Altın palmiye kime gidecek?
Yarın akşam verilecek olan ödüllerde Altın Palmiye kime gidecek? Şu satırları yazdığımda katılan filmlerden sadece ikisini henüz görmedim: İranlı Aşgar Farhadi’nin Satıcı. Ve Hollandalı Paul Verhoeven’in Elle- O Kadın.
Bunların dışında hem kişisel zevkime, hem etrafa kulak verip bir de eleştirmenlerin yıldız tablolarına bakınca, öne çıkan film Alman yapımı, Maren Ade imzalı Toni Erdmann oluyor. Ardından gelen filmler Kleber Mendonca Filho imzalı Brezilya filmi Aquarius ve Cristi Piu imzalı Romen filmi Sieranevada.
Sonrasında ABD’den Jim Jarmusch’un Paterson ve Jeff Nichols’un Loving filmleri var. Yine ABD’den Andrea Arnold imzalı American Honey de listeye sızabilir.
Ama son gün gösterilen Sean Penn filmi The Last Face- Son Yüz kimseyi ikna etmedi. Afrika’da geçen çarpıcı konusuna ve Charlize Theron, Javier Bardem ve Jean Reno’dan oluşan kadrosuna rağmen...

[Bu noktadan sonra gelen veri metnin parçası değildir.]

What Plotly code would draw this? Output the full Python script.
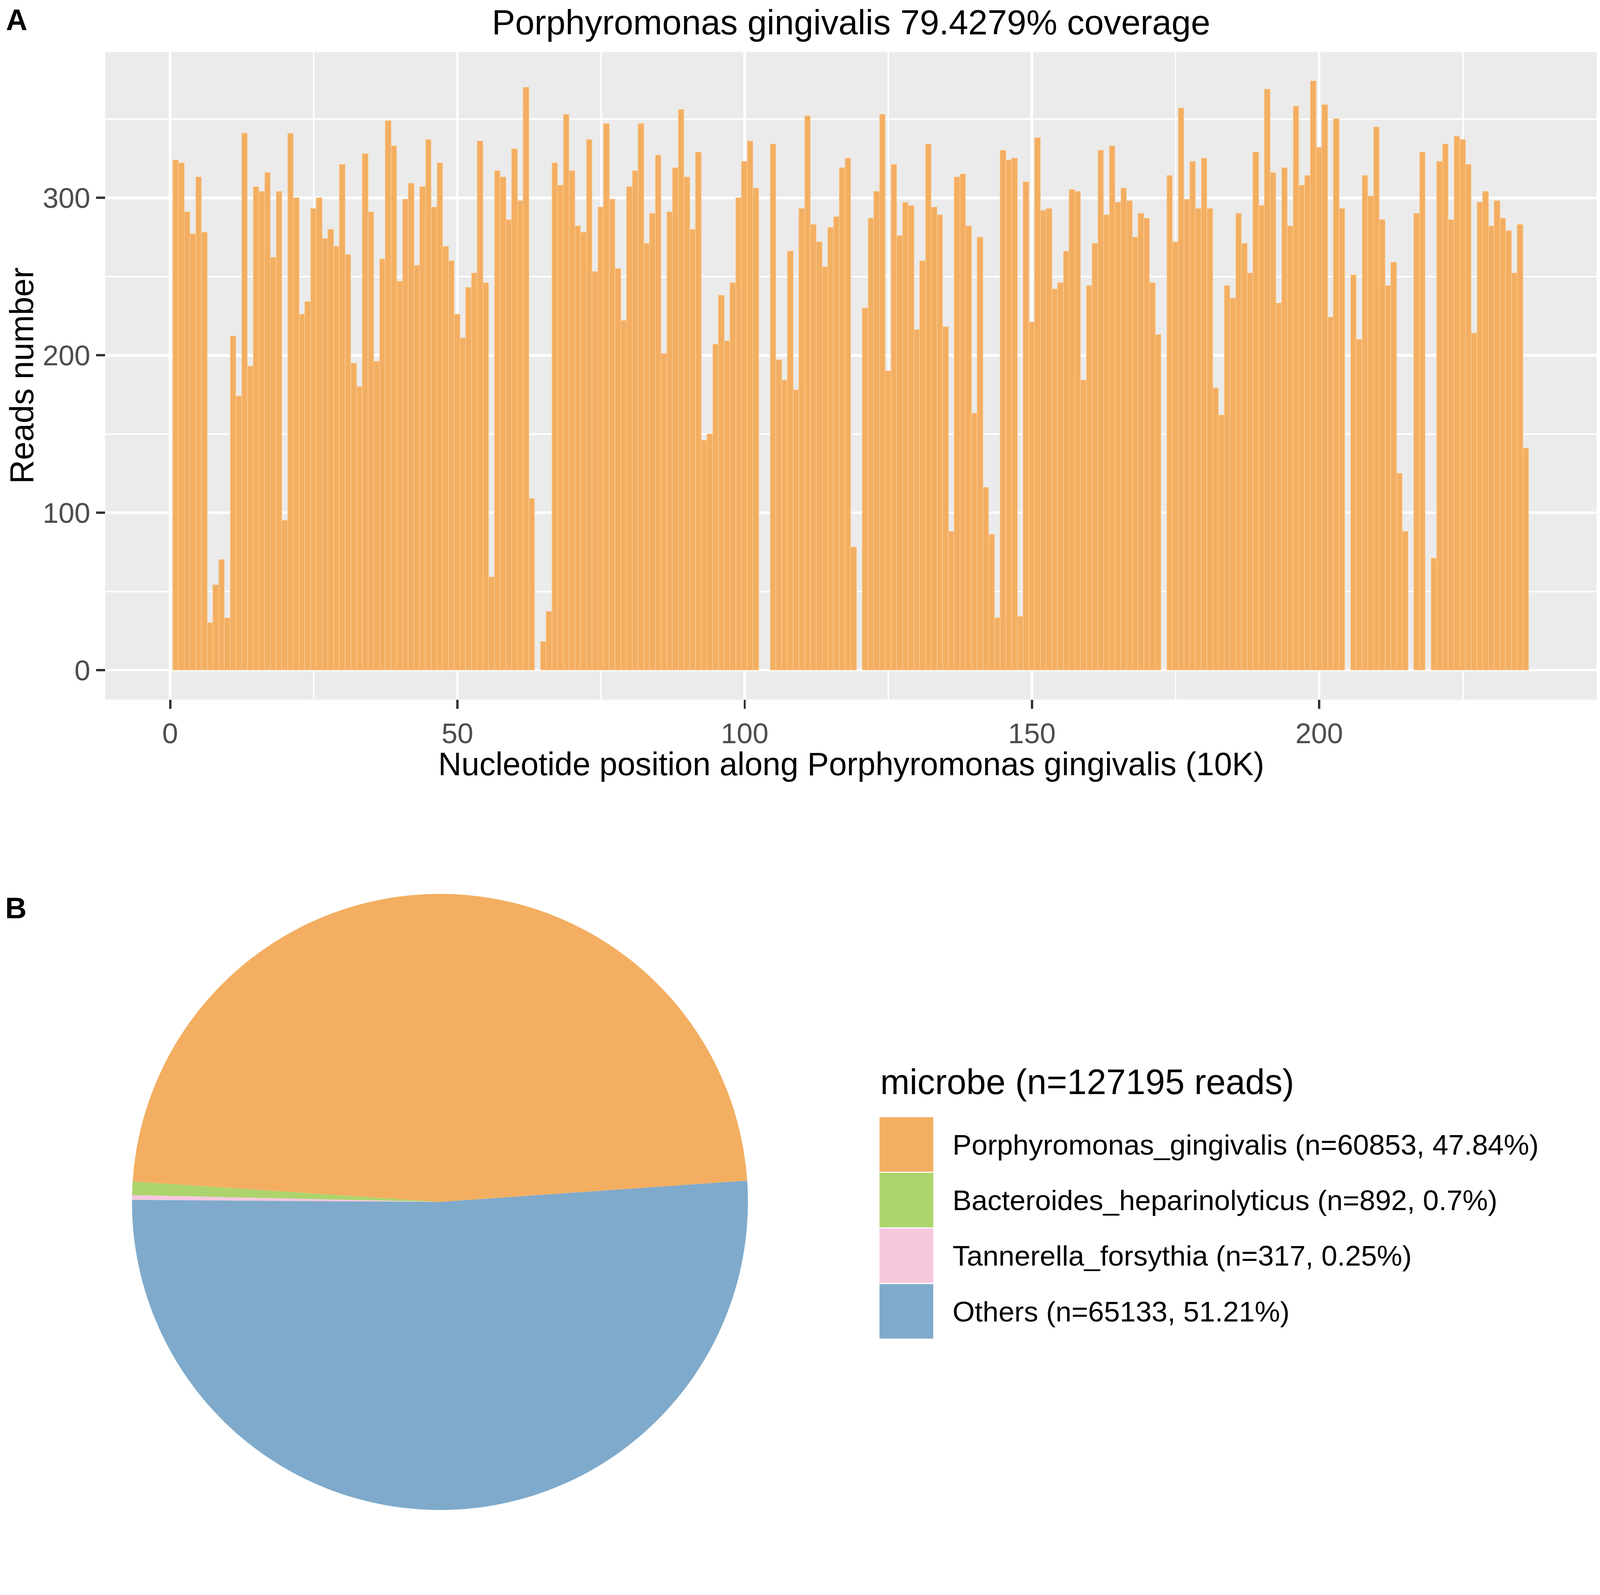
import plotly.graph_objects as go

W, H = 4317, 4082

# panel A: reads per 10K window along the genome
positions = list(range(1, 237))
reads = [
    324, 322, 291, 277, 313, 278, 30, 54, 70, 33,
    212, 174, 341, 193, 307, 304, 316, 262, 304, 95,
    341, 300, 226, 234, 293, 300, 274, 280, 269, 321,
    264, 195, 180, 328, 291, 196, 261, 349, 333, 247,
    299, 309, 257, 307, 337, 294, 322, 269, 260, 226,
    211, 243, 252, 336, 246, 59, 317, 313, 286, 331,
    298, 370, 109, 0, 18, 37, 322, 308, 353, 317,
    282, 278, 337, 253, 294, 347, 299, 255, 222, 307,
    317, 347, 271, 290, 327, 201, 291, 319, 356, 313,
    280, 329, 146, 150, 207, 238, 209, 246, 300, 323,
    336, 306, 0, 0, 334, 197, 184, 266, 178, 293,
    352, 283, 272, 256, 281, 288, 319, 325, 78, 0,
    230, 287, 304, 353, 190, 321, 276, 297, 295, 216,
    260, 334, 294, 289, 218, 88, 313, 315, 282, 163,
    275, 116, 86, 33, 330, 324, 325, 34, 310, 221,
    338, 292, 293, 242, 246, 266, 305, 304, 184, 244,
    271, 330, 289, 333, 297, 306, 298, 275, 290, 287,
    246, 213, 0, 314, 272, 357, 299, 323, 293, 325,
    293, 179, 162, 244, 236, 290, 271, 252, 329, 295,
    369, 316, 233, 319, 282, 358, 308, 314, 374, 332,
    359, 224, 350, 293, 0, 251, 210, 314, 301, 345,
    286, 244, 259, 125, 88, 0, 290, 329, 0, 71,
    323, 334, 286, 339, 337, 321, 214, 297, 304, 282,
    298, 287, 279, 252, 283, 141,
]
x_ticks = [0, 50, 100, 150, 200]
y_ticks = [0, 100, 200, 300]

# panel B: read share per microbe
microbes = ["Porphyromonas_gingivalis", "Bacteroides_heparinolyticus",
            "Tannerella_forsythia", "Others"]
counts = [60853, 892, 317, 65133]
shares = ["47.84%", "0.7%", "0.25%", "51.21%"]
colors = ["#F3AE61", "#ADD46C", "#F5C8DE", "#7FAACB"]
total_reads = 127195

FONT = "Liberation Sans"


def py(px):
    # pixel row from the top -> paper y
    return 1 - px / H


def pxx(px):
    return px / W


fig = go.Figure()

fig.add_trace(go.Bar(
    x=positions, y=[r if r > 0 else None for r in reads],
    marker=dict(color="#F3AE61", line=dict(color="#F9CD98", width=1.5)),
    showlegend=False, hoverinfo="x+y",
))

# counterclockwise from the left side, so the first slice sits on top
fig.add_trace(go.Pie(
    labels=microbes, values=counts, sort=False,
    direction="counterclockwise", rotation=-86.2,
    marker=dict(colors=colors, line=dict(width=0)),
    textinfo="none", showlegend=False,
    domain=dict(x=[pxx(1187 - 831), pxx(1187 + 831)], y=[py(4073), py(2411)]),
))

grid_major = 7
grid_minor = 3.5
fig.update_layout(
    width=W, height=H,
    margin=dict(l=0, r=0, t=0, b=0),
    paper_bgcolor="white", plot_bgcolor="#EBEBEB",
    bargap=0,
    font=dict(family=FONT, color="black"),
    xaxis=dict(
        domain=[pxx(284), pxx(4308)], range=[-11.3, 248.3],
        tickmode="array", tickvals=x_ticks, ticktext=[str(t) for t in x_ticks],
        showgrid=True, gridcolor="white", gridwidth=grid_major,
        minor=dict(dtick=25, tick0=0, showgrid=True, gridcolor="white",
                   gridwidth=grid_minor, ticks=""),
        zeroline=False, showline=False,
        ticks="outside", ticklen=24, tickwidth=6, tickcolor="#333333",
        tickfont=dict(size=77, color="#4D4D4D", family=FONT),
        fixedrange=True,
    ),
    yaxis=dict(
        domain=[py(1887), py(140)], range=[-18.7, 392.7],
        tickmode="array", tickvals=y_ticks, ticktext=[str(t) for t in y_ticks],
        showgrid=True, gridcolor="white", gridwidth=grid_major,
        minor=dict(dtick=50, tick0=0, showgrid=True, gridcolor="white",
                   gridwidth=grid_minor, ticks=""),
        zeroline=False, showline=False,
        ticks="outside", ticklen=24, tickwidth=6, tickcolor="#333333",
        tickfont=dict(size=77, color="#4D4D4D", family=FONT),
        fixedrange=True,
    ),
)

annotations = [
    dict(text="<b>A</b>", x=pxx(14), y=py(54), xanchor="left", yanchor="middle",
         font=dict(size=80)),
    dict(text="<b>B</b>", x=pxx(12), y=py(2449), xanchor="left", yanchor="middle",
         font=dict(size=80)),
    dict(text="Porphyromonas gingivalis 79.4279% coverage",
         x=pxx(2296), y=py(61), xanchor="center", yanchor="middle",
         font=dict(size=94)),
    dict(text="Nucleotide position along Porphyromonas gingivalis (10K)",
         x=pxx(2296), y=py(2060), xanchor="center", yanchor="middle",
         font=dict(size=87)),
    dict(text="Reads number", x=pxx(59), y=py(1013), xanchor="center",
         yanchor="middle", textangle=-90, font=dict(size=89)),
    dict(text=f"microbe (n={total_reads} reads)", x=pxx(2373), y=py(2918),
         xanchor="left", yanchor="middle", font=dict(size=95)),
]

shapes = []
key_top, key_h = 3012, 150
for i, (name, n, share, col) in enumerate(zip(microbes, counts, shares, colors)):
    y0 = key_top + i * key_h
    shapes.append(dict(type="rect", xref="paper", yref="paper",
                       x0=pxx(2373), x1=pxx(2518), y0=py(y0 + key_h - 1.5), y1=py(y0 + 1.5),
                       fillcolor=col, line=dict(width=0), layer="above"))
    annotations.append(dict(text=f"{name} (n={n}, {share})", x=pxx(2568),
                            y=py(y0 + key_h / 2), xanchor="left", yanchor="middle",
                            font=dict(size=77)))

for a in annotations:
    a.update(xref="paper", yref="paper", showarrow=False)

fig.update_layout(annotations=annotations, shapes=shapes)

# fit the fixed-size figure to whatever width the page is shown at
fit_page = """
var gd = document.getElementById('{plot_id}');
document.documentElement.style.overflow = 'hidden';
document.body.style.margin = '0';
document.body.style.overflow = 'hidden';
var s = document.documentElement.clientWidth / %d;
gd.style.transformOrigin = '0 0';
gd.style.transform = 'scale(' + s + ')';
""" % W

fig.write_html("out.html", post_script=fit_page, config={"displayModeBar": False})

Kötü bir yıl geçiren Fransız sinemasından pek umut yok. Bruo Dumont’un Ma Loute ve Olivier Assayas’ın Personal Shopper filmleri en çok tartışılan ve seyirciyi ikiye bölen filmler oldu. Nicole Garcia’nın Mal de Pierres- Ay Ülkesinden filmi belli bir yan ödül alabilir. Kendi adıma bu sinemaya bu yıl pek şans vermiyorum.
İngiliz ustası Ken Loach’un Ben, Daniel Black, İspanyol Pedro Almodovar’ın Julieta, Belçikalı Dardenne Kardeşler’in Bilinmeyen Kız filmleri makul ölçüde ilgi gördü. Ama ödül almaları kolay değil. Çünkü yönetmenlerinin bilinen parlak kariyerlerine çok da büyük yenilik getirmiyorlar.
Sonucu ancak pazar akşamı yapılacak törende öğrenecek ve yorumlamaya çalışacağız.